Je ne saurais estimer la portée de cet indicateur assez peu fiable. Notons que la zone de diffusion du Courrier Picard est assez équilibrée entre communes « aisées » votant plutôt fortement à droite, et communes « démunies » (comme Clairvoix, ancien siège d’une unité de Continental démantelée) votant plutôt à gauche ou FN. Je ne sais pas si des électrices et électeurs UMP ont fait « la part du feu » et donc estimé, pour reprendre les termes d’Éric Woerth, que « cela commence à suffire », et que la démission d’Éric Woerth permettrait de tourner plus rapidement la page. Ce que je suppute, c’est que même Éric Woerth n’est plus un fusible assez significatif par lui-même. J’imagine aussi qu’un tel sondage, si les faits avaient été révélés au début du quinquennat Sarközy, n’aurait pas donné les mêmes résultats. Apparentement terrible, le Courrier Picard fait état de la mobilisation des salariés de Fouquet (et non du Fouquet’s) pour sauver la vingtaine d’emplois de ce transporteur de Saint-Quentin (Fouquet est devenue la Compagnie Saint-Quentinoise de transports).  Mais ce sont bien les illusions de la sauterie présidentielle du Fouquet’s qui sombrent.
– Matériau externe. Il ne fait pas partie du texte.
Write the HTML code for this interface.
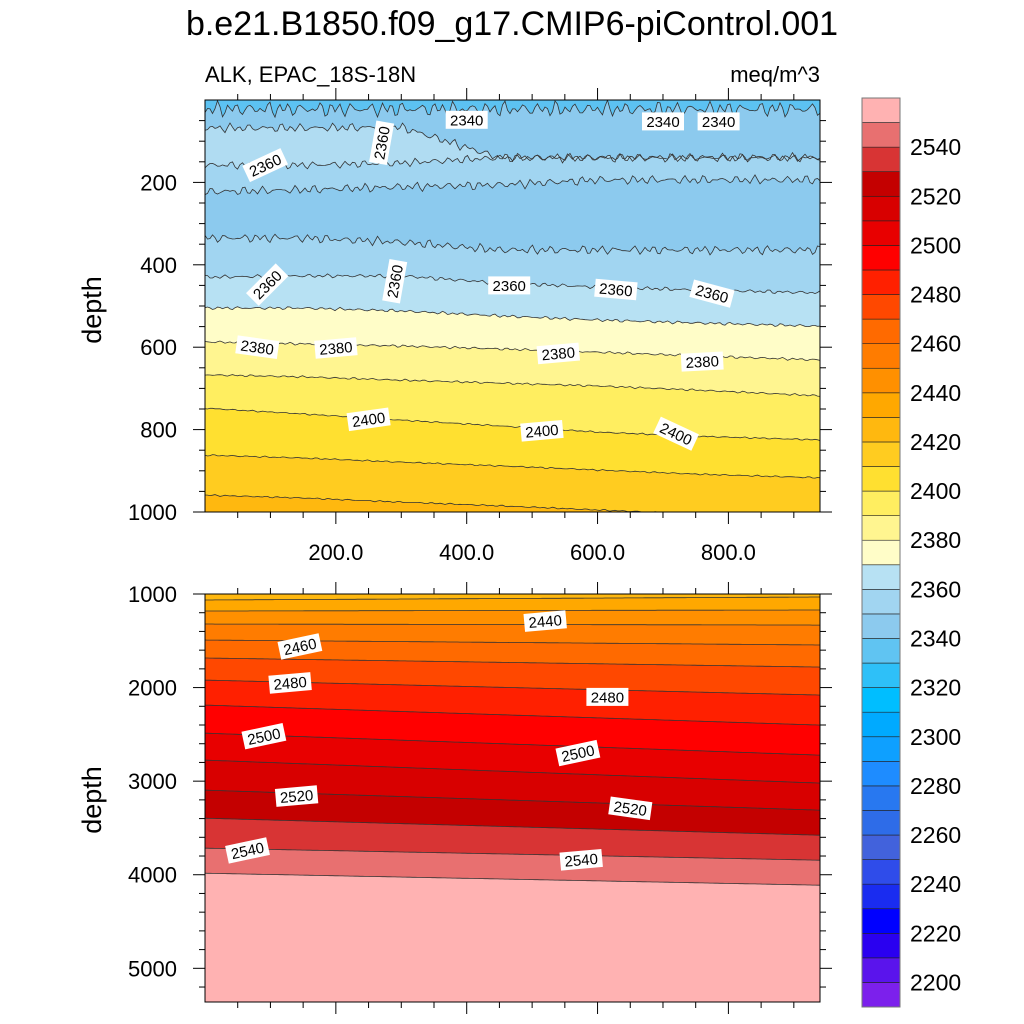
<!DOCTYPE html>
<html><head><meta charset="utf-8">
<style>
body{margin:0;background:#fff;}
svg{display:block;font-family:"Liberation Sans",sans-serif;}
</style></head>
<body>
<svg id="chart" width="1024" height="1024" viewBox="0 0 1024 1024" xmlns="http://www.w3.org/2000/svg">
<text x="512" y="35" font-size="34" text-anchor="middle">b.e21.B1850.f09_g17.CMIP6-piControl.001</text>
<text x="205" y="82" font-size="22">ALK, EPAC_18S-18N</text>
<text x="820" y="82" font-size="22" text-anchor="end">meq/m^3</text>
<defs>
<clipPath id="clipTop"><rect x="205" y="100" width="615" height="412"/></clipPath>
<clipPath id="clipBot"><rect x="205" y="594" width="615" height="408"/></clipPath>
</defs>
<g id="top" clip-path="url(#clipTop)"></g>
<g id="bot" clip-path="url(#clipBot)"></g>
<g id="axes"></g>
<g id="labels"></g>
<g id="cbar"></g>
</svg>
<script>
// ---- data ----
const topX = [0, 150, 300, 450, 600, 750, 940];
const topLines = [
 [22,22,22,22,22,22,22],
 [68,68,66,140,140,140,140],
 [158,158,153,140,140,140,140],
 [223,218,211,206,194,194,194],
 [335,335,345,364,364,364,364],
 [430,427,427,444,454,461,468],
 [505,505,512,524,534,541,549],
 [587,592,597,604,612,621,631],
 [667,672,680,687,694,704,718],
 [748,762,777,791,806,816,825],
 [862,869,879,888,898,908,917],
 [959,966,976,985,995,1005,1014]
];
const topBandColors = ['#5CC2F2','#8CCAEE','#B0DCF2','#A1D5F1','#8CCAEE','#A1D5F1','#B7E1F3','#FFFDC8','#FFF590','#FFEE60','#FFE030','#FFCC20','#FFB80F'];
const botX = [0, 470, 940];
const botLines = [
 [1064,1048,1032],[1182,1176,1171],[1321,1326,1332],[1492,1518,1545],[1684,1732,1781],
 [1920,2000,2080],[2187,2294,2401],[2487,2604,2722],[2775,2898,3021],[3096,3203,3310],
 [3396,3487,3578],[3716,3780,3845],[3984,4048,4112]
];
const botBandColors = ['#FFB80F','#FFA800','#FF9000','#FF7C00','#FF6A00','#FF4800','#FF2000','#FF0000','#E80000','#D80000','#C40000','#D83434','#E87070','#FFB2B2'];
const topLabels = [[400,'2340',48,0],[700,'2340',52,0],[785,'2340',52,0],[270,'2360',104,-80],[92,'2360',158,-25],[95,'2360',448,-45],[290,'2360',440,-80],[465,'2360',450,0],[628,'2360',460,5],[775,'2360',470,15],[80,'2380',600,8],[200,'2380',602,-5],[540,'2380',615,-5],[760,'2380',635,-3],[250,'2400',775,-8],[515,'2400',803,-5],[720,'2400',810,25]];
const botLabels = [[520,'2440',1290,-5],[145,'2460',1560,-12],[130,'2480',1950,-5],[615,'2480',2100,0],[90,'2500',2520,-12],[570,'2500',2700,-12],[140,'2520',3160,-5],[650,'2520',3290,8],[65,'2540',3740,-12],[575,'2540',3840,-5]];
const cbLevels = [2200,2210,2220,2230,2240,2250,2260,2270,2280,2290,2300,2310,2320,2330,2340,2350,2360,2370,2380,2390,2400,2410,2420,2430,2440,2450,2460,2470,2480,2490,2500,2510,2520,2530,2540,2550];
const cbColors = ['#7C20EC','#5A14EC','#2A00F0','#0000FF','#1A2CF0','#2F4CEA','#4262DC','#2E6CE8','#2878F0','#1E8CFF','#0EA0FF','#00AAFF','#00BEFF','#2EC0F8','#60C4F2','#8CCAEE','#A1D5F1','#B7E1F3','#FFFDC8','#FFF590','#FFEE60','#FFE030','#FFCC20','#FFB80F','#FFA800','#FF9000','#FF7C00','#FF6A00','#FF4800','#FF2000','#FF0000','#E80000','#D80000','#C40000','#D83434','#E87070','#FFB2B2'];
const xTicks = [200,400,600,800];
const topYTicks = [200,400,600,800,1000];
const botYTicks = [1000,2000,3000,4000,5000];

// ---- scales ----
const NS='http://www.w3.org/2000/svg';
const X0=205, X1=820, XMAX=940;
const xs = v => X0 + v/XMAX*(X1-X0);
const ysTop = d => 100 + d/1000*412;
const ysBot = d => 594 + (d-1000)/(5360-1000)*408;
function mk(tag, attrs, parent){const e=document.createElementNS(NS,tag);for(const k in attrs)e.setAttribute(k,attrs[k]);parent.appendChild(e);return e;}
function interp(xArr, vals, x){for(let i=0;i<xArr.length-1;i++){if(x<=xArr[i+1]){const t=(x-xArr[i])/(xArr[i+1]-xArr[i]);return vals[i]+t*(vals[i+1]-vals[i]);}}return vals[vals.length-1];}
function noise(x,k){return Math.sin(x*1.9+k)*0.6+Math.sin(x*4.3+k*2.1)*0.4+Math.sin(x*0.37+k*0.7)*0.5;}

function drawPanel(g, xArr, lines, colors, ys, yTop, yBot, amps, pre){
  const bg = mk('rect',{x:X0,y:yTop,width:X1-X0,height:yBot-yTop,fill:colors[0]},g);
  
  
  const paths=[];
  lines.forEach((ln,i)=>{
    const pts=[];
    for(let px=X0;px<=X1+0.1;px+=2.5){
      const v=(px-X0)/(X1-X0)*XMAX;
      const a=amps[i]||0;
      pts.push([px, ys(interp(xArr,ln,v)) + a*noise(px,i)]);
    }
    paths.push(pts);
    const d='M'+pts.map(p=>p[0].toFixed(1)+','+p[1].toFixed(1)).join('L')+'L'+X1+','+(yBot+5)+'L'+X0+','+(yBot+5)+'Z';
    const p=mk('path',{d:d,fill:colors[i+1]},g);
    
    
  });
  paths.forEach((pts,i)=>{
    const l=mk('path',{d:'M'+pts.map(p=>p[0].toFixed(1)+','+p[1].toFixed(1)).join('L'),fill:'none',stroke:'#333',"stroke-width":'0.8'},g);
    
    
  });
}
drawPanel(document.getElementById('top'), topX, topLines, topBandColors, ysTop, 100, 512, [6,3.5,3,3.5,3.5,1.5,1.2,1,0.8,0.6,0.6,0.6], 'top');
drawPanel(document.getElementById('bot'), botX, botLines, botBandColors, ysBot, 594, 1002, [], 'bottom');

// ---- axes ----
const ax=document.getElementById('axes');
function frame(y0,y1,name){const r=mk('rect',{x:X0,y:y0,width:X1-X0,height:y1-y0,fill:'none',stroke:'#000',"stroke-width":'1'},ax);}
frame(100,512,'top-plot-frame');frame(594,1002,'bottom-plot-frame');
function tick(x1,y1,x2,y2){const t=mk('line',{x1:x1,y1:y1,x2:x2,y2:y2,stroke:'#000',"stroke-width":'1'},ax);}
for(let v=50;v<XMAX;v+=50){
  const major = xTicks.includes(v); const L = major?12:6; const x=xs(v);
  tick(x,100,x,100-L); tick(x,512,x,512+L); tick(x,594,x,594-L); tick(x,1002,x,1002+L);
}
xTicks.forEach(v=>{const t=mk('text',{x:xs(v),y:560,"font-size":'22',"text-anchor":'middle'},ax);t.textContent=v.toFixed(1);});
for(let d=50;d<=1000;d+=50){const major=topYTicks.includes(d);const L=major?12:6;const y=ysTop(d);tick(X0,y,X0-L,y);tick(X1,y,X1+L,y);}
topYTicks.forEach(d=>{const t=mk('text',{x:177,y:ysTop(d)+8,"font-size":'22',"text-anchor":'end'},ax);t.textContent=d;});
for(let d=1000;d<=5300;d+=200){const major=botYTicks.includes(d);const L=major?12:6;const y=ysBot(d);tick(X0,y,X0-L,y);tick(X1,y,X1+L,y);}
botYTicks.forEach(d=>{const t=mk('text',{x:177,y:ysBot(d)+8,"font-size":'22',"text-anchor":'end'},ax);t.textContent=d;});
[[310,'top-y-axis-title'],[800,'bottom-y-axis-title']].forEach(([cy,n])=>{const t=mk('text',{x:0,y:0,"font-size":'27',"text-anchor":'middle',transform:'translate(101,'+cy+') rotate(-90)'},ax);t.textContent='depth';});

// ---- contour labels ----
const lg=document.getElementById('labels');
function clabel(x,txt,d,rot,ys){
  const g=mk('g',{transform:'translate('+xs(x).toFixed(1)+','+ys(d).toFixed(1)+') rotate('+rot+')'},lg);
  
  
  mk('rect',{x:-21,y:-9,width:42,height:18,fill:'#fff'},g);
  const t=mk('text',{x:0,y:5.5,"font-size":'15',"text-anchor":'middle'},g);t.textContent=txt;
}
topLabels.forEach(l=>clabel(l[0],l[1],l[2],l[3],ysTop));
botLabels.forEach(l=>clabel(l[0],l[1],l[2],l[3],ysBot));

// ---- colorbar ----
const cb=document.getElementById('cbar');
const CB0=98, CB1=1007, n=cbColors.length, h=(CB1-CB0)/n;
cbColors.forEach((c,i)=>{
  const y=CB1-(i+1)*h;
  const r=mk('rect',{x:862,y:y,width:38,height:h,fill:c,stroke:'#222',"stroke-width":'0.6'},cb);
  
  
});
mk('rect',{x:862,y:CB0,width:38,height:CB1-CB0,fill:'none',stroke:'#777',"stroke-width":'1'},cb);
cbLevels.forEach((v,i)=>{
  if(v%20!==0) return;
  const y=CB1-(i+1)*h;
  const t=mk('text',{x:910,y:y+8,"font-size":'23'},cb);t.textContent=v;
  
  
});
</script>
</body></html>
Le Woerthgate marque une beaucoup plus large et profonde désaffection. Un profond remaniement ministériel n’y changera plus rien. La cause semble, quoiqu’il arrive, entendue d’avance. En ce sens, le Courrier Picard n’est peut-être qu’un précurseur : la PQR (presse régionale) ne peut totalement s’aliéner son lectorat.